How AI Can Revolutionize Food Production
Traditional food innovation is a slow, iterative, and complex process requiring input from multiple fields, including food science, culinary arts, consumer research, and engineering. It is inherently ill-equipped to handle the vast empirical data generated by today's rapidly advancing technologies. Moreover, minor changes in input parameters during innovation can lead to unexpected "butterfly effects" in the final product. Even after finalizing a concept, scaling and deploying theoretical innovations face additional practical complexities, making trial-and-error methods costly, time-consuming, and inefficient.

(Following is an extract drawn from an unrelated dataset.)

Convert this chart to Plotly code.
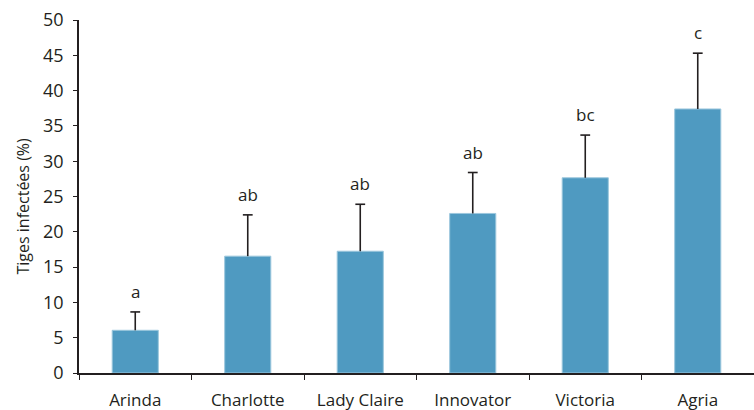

AI offers a critical tool to address all these shortcomings. Generative AI can leverage massive datasets and large language models to identify and select ingredients, develop recipes, design textures, and optimize products. Notably, non-generative AI is already widely used in traditional food innovation processes to simulate product deployment and fine-tune existing variables, achieving optimal nutritional and sustainability outcomes without the waste associated with conventional trial-and-error.

The article cites examples of AI's ability to reduce costs and save time, such as developing innovative and scalable alternatives to traditional foods and synthesizing various animal product substitutes using environmentally friendly ingredients. For instance, companies like NotCo (using AI-driven plant-based milk and chicken formulations), Brightseed (discovering gut-health-promoting bioactive compounds), and Knorr (leveraging AI for plant-based product flavor pairings) demonstrate AI's practical potential.

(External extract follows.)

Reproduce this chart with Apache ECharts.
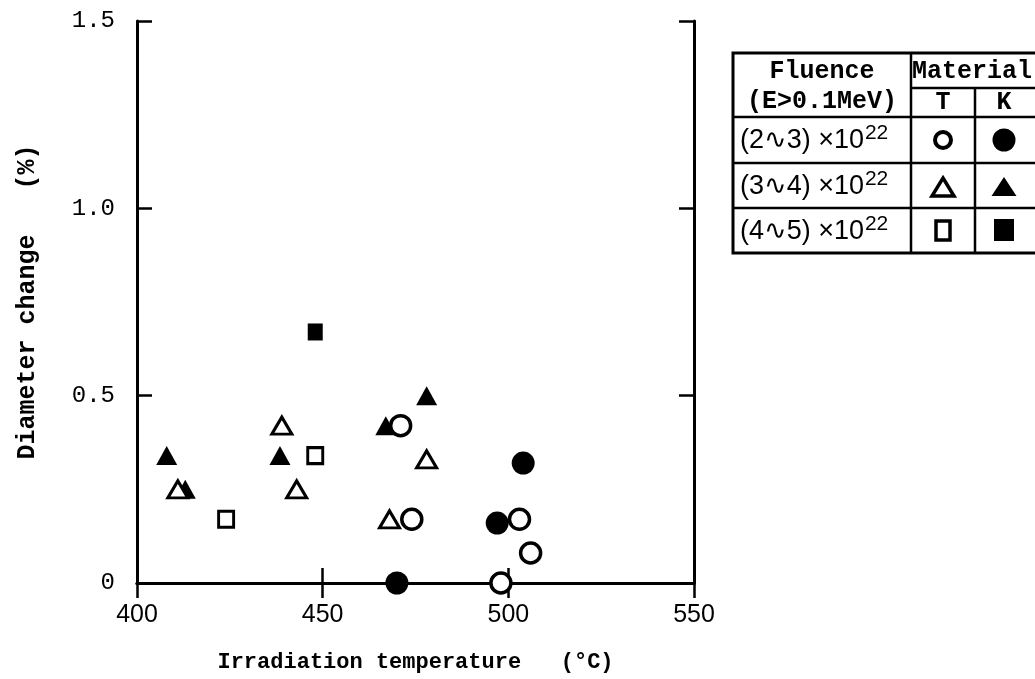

Challenges and Prospects: Open Collaboration for a Shared Future
Despite AI's immense promise, Professor Kul also soberly outlines the challenges and adoption barriers facing current AI systems. Available (open-source) AI datasets are rich in nutritional information about food ingredients. However, datasets required to predict flavor, texture, and rheology are scarce. Even when available, these subjective datasets are often proprietary and inaccessible to AI. Today's AI systems also lack the ability to fully grasp the nuanced social, ethical, and sensory dimensions of food, which are deeply rooted in human culture. Current applications remain constrained by proprietary and incomplete datasets, particularly for attributes like flavor and texture.

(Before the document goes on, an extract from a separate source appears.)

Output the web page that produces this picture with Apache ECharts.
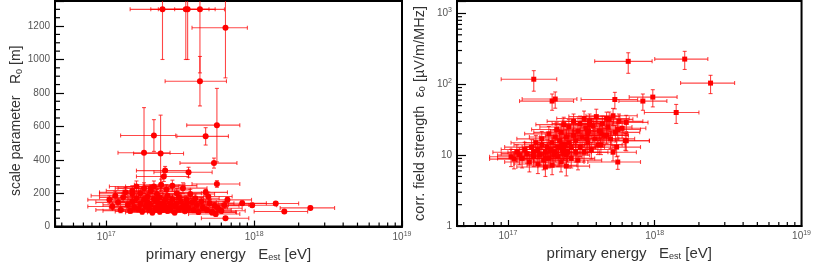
<!DOCTYPE html>
<html><head><meta charset="utf-8">
<script src="https://cdn.jsdelivr.net/npm/echarts@6/dist/echarts.min.js"></script>
<style>html,body{margin:0;padding:0;background:#fff}#c{width:814px;height:267px}</style>
</head><body><div id="c"></div><script>
// primary energy in units of 1e17 eV (same events in both panels)
const energyE17 = [2.4,3.45,3.55,4.3,6.4,4.3,5.6,4.7,2.1,1.8,2.33,5.35,2.5,3.6,5.6,6.6,9.7,8.3,14,16,24,6.4,5.2,4.7,1.5,2.0,
 1.05,1.1,1.15,1.2,1.25,1.3,1.35,1.4,1.45,1.5,1.5,1.55,1.6,1.6,1.65,1.7,1.7,1.75,1.8,1.8,1.85,1.9,1.9,1.95,2.0,2.0,2.05,
 2.1,2.1,2.15,2.2,2.2,2.25,2.3,2.3,2.35,2.4,2.4,2.45,2.5,2.5,2.55,2.6,2.6,2.7,2.7,2.8,2.8,2.9,2.9,3.0,3.0,3.1,3.1,
 3.2,3.3,3.3,3.4,3.5,3.5,3.6,3.7,3.8,3.9,4.0,4.1,4.2,4.4,4.5,4.9,4.8,5.0,5.2,5.4,5.7,6.0,6.3,5.5];
// energy uncertainty [down, up] in units of 1e17 eV
const energyErrE17 = [[0.95,1.2],[1.45,1.5],[1.3,1.9],[1.4,2.0],[2.6,2.6],[1.8,2.2],[2.1,2.4],[1.7,2.0],[0.85,0.85],[0.6,0.9],
 [0.8,1.0],[2.2,2.3],[0.9,1.1],[1.5,1.6],[1.8,2.4],[2.7,3.0],[3.0,4.5],[2.6,3.8],[5.5,6],[6,7],[9,11],[2.0,2.8],[1.7,2.3],
 [1.6,1.9],[0.6,0.65],[0.8,0.8],
 [0.3,0.45],[0.35,0.4],[0.36,0.5],[0.35,0.55],[0.4,0.5],[0.4,0.6],[0.45,0.6],[0.45,0.55],[0.5,0.65],[0.5,0.7],
 [0.45,0.6],[0.5,0.7],[0.55,0.75],[0.5,0.65],[0.55,0.7],[0.6,0.8],[0.55,0.75],[0.6,0.8],[0.6,0.8],[0.65,0.85],
 [0.6,0.8],[0.65,0.85],[0.6,0.9],[0.65,0.85],[0.7,0.9],[0.65,0.95],[0.7,0.9],[0.7,0.95],[0.75,1.0],[0.7,0.95],
 [0.75,1.0],[0.8,1.0],[0.75,1.05],[0.8,1.0],[0.8,1.1],[0.8,1.05],[0.85,1.1],[0.8,1.1],[0.85,1.15],[0.9,1.1],
 [0.85,1.2],[0.9,1.15],[0.9,1.2],[0.95,1.2],[0.95,1.2],[0.9,1.25],[1.0,1.3],[0.95,1.25],[1.0,1.3],[1.0,1.35],
 [1.05,1.4],[1.0,1.35],[1.1,1.4],[1.05,1.45],[1.1,1.5],[1.15,1.5],[1.1,1.5],[1.2,1.55],[1.2,1.6],[1.25,1.6],
 [1.25,1.65],[1.3,1.7],[1.3,1.75],[1.35,1.8],[1.4,1.8],[1.4,1.9],[1.45,1.9],[1.5,2.0],[1.55,2.1],[1.7,2.2],
 [1.65,2.2],[1.7,2.3],[1.8,2.4],[1.9,2.5],[2.0,2.6],[2.1,2.7],[2.2,2.9],[1.9,2.5]];
// scale parameter R0 [m] and its uncertainty
const r0 = [1300,1300,1300,1300,1190,870,607,540,545,442,437,380,335,325,255,160,128,140,138,90,112,50,88,205,197,230,
 160,120,185,145,100,175,205,130,95,215,150,115,240,170,105,135,200,90,160,230,120,145,180,100,210,130,85,165,240,110,
 150,195,125,90,175,250,140,105,300,160,120,220,95,185,140,110,245,165,125,85,200,140,105,175,150,120,230,95,160,135,
 110,195,145,100,170,130,88,150,115,180,100,140,85,125,110,95,130,75];
const r0Err = [300,300,300,380,300,148,220,52,95,270,230,30,25,30,20,15,12,14,12,10,10,8,10,18,15,20,
 24,19,27,22,17,26,29,21,16,30,23,19,33,25,18,21,29,16,24,32,19,22,27,17,30,21,15,25,33,18,
 23,28,20,16,26,34,22,18,30,24,19,31,16,27,22,18,33,25,20,15,29,22,18,26,23,19,32,16,24,21,
 18,28,22,17,25,21,15,23,19,27,17,22,15,20,18,16,21,14];
// corrected field strength eps0 [uV/m/MHz] and its uncertainty
const eps0 = [12,17,22,14,29,20,8,33,62,9,14,61,10,27,23,211,66,58,40,227,104,16,11,19,118,58,
 9.5,8.8,11,10,9,12,10.5,8,13,11,9.5,15,12,7.5,10,14,17,8.5,11,6.8,13,9,20,12,15,7.2,10,18,11,23,
 9.5,13,16,8,21,12,27,10.5,14,7,18,11,15,25,9,13,19,30,11,16,22,8.5,28,13,18,33,11,24,15,20,
 30,12,26,17,35,14,22,28,19,32,25,17,36,21,30,24,16,13];
const eps0Err = [3.5,4.5,5.5,3.8,7.5,5.5,1.7,7.5,16,2.2,3.5,16,2.7,6.5,5.5,68,18,15,12,65,30,4.5,2.7,4.5,38,15,
 2.6,2.4,3,2.7,2.4,3.2,2.8,2.2,3.5,3,2.6,4,3.2,2,2.7,3.8,4.6,2.3,3,1.8,3.5,2.4,5.4,3.2,4,1.9,2.7,4.9,3,6.2,
 2.6,3.5,4.3,2.2,5.7,3.2,7.3,2.8,3.8,1.9,4.9,3,4,6.8,2.4,3.5,5.1,8.1,3,4.3,5.9,2.3,7.6,3.5,4.9,8.9,3,6.5,4,5.4,
 8.1,3.2,7,4.6,9.5,3.8,5.9,7.6,5.1,8.6,6.8,4.6,9.7,5.7,8.1,6.5,4.3,3.5];
// axis minor tick values
const minorTicksEnergy = [5e16,6e16,7e16,8e16,9e16,2e17,3e17,4e17,5e17,6e17,7e17,8e17,9e17,2e18,3e18,4e18,5e18,6e18,7e18,8e18,9e18];
const minorTicksR0 = [50,100,150,250,300,350,450,500,550,650,700,750,850,900,950,1050,1100,1150,1250,1300];
const minorTicksEps = [2,3,4,5,6,7,8,9,20,30,40,50,60,70,80,90,200,300,400,500,600,700,800,900];

const RED = '#ff0000';
const BAR = 'rgba(255,0,0,0.72)';
const FONT = 'Liberation Sans';

function errData(yVals, yErr) {
  return energyE17.map((e, i) => [e * 1e17, (e - energyErrE17[i][0]) * 1e17, (e + energyErrE17[i][1]) * 1e17,
    yVals[i], yVals[i] - yErr[i], yVals[i] + yErr[i]]);
}
function ptData(yVals) { return energyE17.map((e, i) => [e * 1e17, yVals[i]]); }

function renderErr(params, api) {
  const cs = params.coordSys;
  const top = cs.y, bot = cs.y + cs.height, lft = cs.x, rgt = cs.x + cs.width;
  const x = api.value(0), xl = api.value(1), xh = api.value(2);
  const y = api.value(3), yl = api.value(4), yh = api.value(5);
  const p = api.coord([x, y]);
  const a = api.coord([xl, y])[0], b = api.coord([xh, y])[0];
  const c = api.coord([x, yl])[1], d = api.coord([x, yh])[1];
  const cap = 2;
  const st = { stroke: BAR, lineWidth: 1.1 };
  const kids = [];
  const line = (x1, y1, x2, y2) => kids.push({ type: 'line', shape: { x1, y1, x2, y2 }, style: st });
  const ca = Math.max(a, lft), cb = Math.min(b, rgt);
  line(ca, p[1], cb, p[1]);
  if (a >= lft) line(a, p[1] - cap, a, p[1] + cap);
  if (b <= rgt) line(b, p[1] - cap, b, p[1] + cap);
  const cc = Math.min(c, bot), cd = Math.max(d, top);
  line(p[0], cc, p[0], cd);
  if (c <= bot) line(p[0] - cap, c, p[0] + cap, c);
  if (d >= top) line(p[0] - cap, d, p[0] + cap, d);
  return { type: 'group', children: kids };
}
function renderMinorX(params, api) {
  const cs = params.coordSys;
  const x = api.coord([api.value(0), api.value(1)])[0];
  const yb = cs.y + cs.height;
  return { type: 'line', shape: { x1: x, y1: yb, x2: x, y2: yb - 4 }, style: { stroke: '#000', lineWidth: 1.2 } };
}
function renderMinorY(params, api) {
  const cs = params.coordSys;
  const y = api.coord([api.value(0), api.value(1)])[1];
  return { type: 'line', shape: { x1: cs.x, y1: y, x2: cs.x + 5, y2: y }, style: { stroke: '#000', lineWidth: 1.2 } };
}

function isPow10(v) { const l = Math.log10(v); return Math.abs(l - Math.round(l)) < 1e-6; }
function powLabel(v) {
  if (!isPow10(v)) return '';
  const n = Math.round(Math.log10(v));
  return '10{sup|' + n + '}';
}
const labelRich = { sup: { fontSize: 7, verticalAlign: 'top', color: '#555', fontFamily: FONT, padding: [0, 0, 6, 0] } };
const nameRich = { sub: { fontSize: 9, verticalAlign: 'bottom', color: '#333', fontFamily: FONT, padding: [6, 0, 0, 0] } };

function xAxisDef(gi) {
  return {
    type: 'log', logBase: 10, gridIndex: gi, min: 4.5e16, max: 1e19,
    name: 'primary energy   E{sub|est} [eV]', nameLocation: 'middle', nameGap: 13,
    nameTextStyle: { fontSize: 15, color: '#333', fontFamily: FONT, rich: nameRich },
    axisLine: { show: true, lineStyle: { color: '#000', width: 2 } },
    axisTick: { show: true, inside: true, length: 6, lineStyle: { color: '#000', width: 1.2 } },
    axisLabel: { formatter: powLabel, fontSize: 10, color: '#555', fontFamily: FONT, margin: 4, rich: labelRich },
    splitLine: { show: false }, minorTick: { show: false }
  };
}

const option = {
  animation: false,
  backgroundColor: '#fff',
  grid: [
    { left: 55, top: 1, width: 347, height: 226, show: true, borderColor: '#000', borderWidth: 2, backgroundColor: 'transparent' },
    { left: 457, top: 1, width: 348, height: 225, show: true, borderColor: '#000', borderWidth: 2, backgroundColor: 'transparent' }
  ],
  xAxis: [xAxisDef(0), xAxisDef(1)],
  yAxis: [
    {
      type: 'value', gridIndex: 0, min: 0, max: 1350, interval: 200,
      name: 'scale parameter   R{sub|0} [m]', nameLocation: 'middle', nameGap: 30,
      nameTextStyle: { fontSize: 14, color: '#333', fontFamily: FONT, rich: nameRich, padding: [0, 14, 0, 0] },
      axisLine: { show: true, lineStyle: { color: '#000', width: 2 } },
      axisTick: { show: true, inside: true, length: 9, lineStyle: { color: '#000', width: 1.2 } },
      axisLabel: { fontSize: 10, color: '#555', fontFamily: FONT, margin: 5,
        formatter: v => (v % 200 === 0 ? String(v) : '') },
      splitLine: { show: false }
    },
    {
      type: 'log', logBase: 10, gridIndex: 1, min: 1, max: 1500,
      name: 'corr. field strength  ε{sub|0} [µV/m/MHz]', nameLocation: 'middle', nameGap: 30,
      nameTextStyle: { fontSize: 14.5, color: '#333', fontFamily: FONT, rich: nameRich },
      axisLine: { show: true, lineStyle: { color: '#000', width: 2 } },
      axisTick: { show: true, inside: true, length: 9, lineStyle: { color: '#000', width: 1.2 } },
      axisLabel: { fontSize: 10, color: '#555', fontFamily: FONT, margin: 5, rich: labelRich,
        formatter: v => { if (!isPow10(v)) return ''; const n = Math.round(Math.log10(v)); return n === 0 ? '1' : (n === 1 ? '10' : '10{sup|' + n + '}'); } },
      splitLine: { show: false }
    }
  ],
  series: [
    { type: 'custom', xAxisIndex: 0, yAxisIndex: 0, renderItem: renderMinorX, data: minorTicksEnergy.map(v => [v, 0]), silent: true, z: 5 },
    { type: 'custom', xAxisIndex: 0, yAxisIndex: 0, renderItem: renderMinorY, data: minorTicksR0.map(v => [1e17, v]), silent: true, z: 5 },
    { type: 'custom', xAxisIndex: 1, yAxisIndex: 1, renderItem: renderMinorX, data: minorTicksEnergy.map(v => [v, 1]), silent: true, z: 5 },
    { type: 'custom', xAxisIndex: 1, yAxisIndex: 1, renderItem: renderMinorY, data: minorTicksEps.map(v => [1e17, v]), silent: true, z: 5 },
    { type: 'custom', xAxisIndex: 0, yAxisIndex: 0, renderItem: renderErr, data: errData(r0, r0Err), silent: true, z: 2 },
    { type: 'custom', xAxisIndex: 1, yAxisIndex: 1, renderItem: renderErr, data: errData(eps0, eps0Err), silent: true, z: 2 },
    { type: 'scatter', xAxisIndex: 0, yAxisIndex: 0, data: ptData(r0), symbol: 'circle', symbolSize: 6, itemStyle: { color: RED, opacity: 1 }, z: 3, clip: true },
    { type: 'scatter', xAxisIndex: 1, yAxisIndex: 1, data: ptData(eps0), symbol: 'rect', symbolSize: 5, itemStyle: { color: RED, opacity: 1 }, z: 3, clip: true }
  ]
};
const chart = echarts.init(document.getElementById('c'), null, { renderer: 'canvas' });
chart.setOption(option);
</script></body></html>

Encouragingly, these limitations are temporary and can be overcome through interdisciplinary collaboration and open-source data sharing between food and data scientists. Developing transformer-based foundational models capable of integrating multimodal data into unified architectures could significantly accelerate progress, as demonstrated by recent recipe-centric models like "ChefFusion."

Professor Kul stresses that hype around AI must not be overstated, and its limitations—such as lack of transparency, insufficient computational power, and real-world data complexity—must be clearly acknowledged. She reiterates that while AI can dramatically accelerate and improve food innovation, human expertise, cultural understanding, and creativity remain indispensable.

The article concludes that AI offers a cost-effective, time-saving, scalable, and innovative approach to addressing food system challenges, but its success will depend on realistic expectations, transparency, and robust, diverse datasets. In summary, this perspective article underscores AI's potential to democratize food innovation, making it more accessible, efficient, and better equipped to tackle global challenges.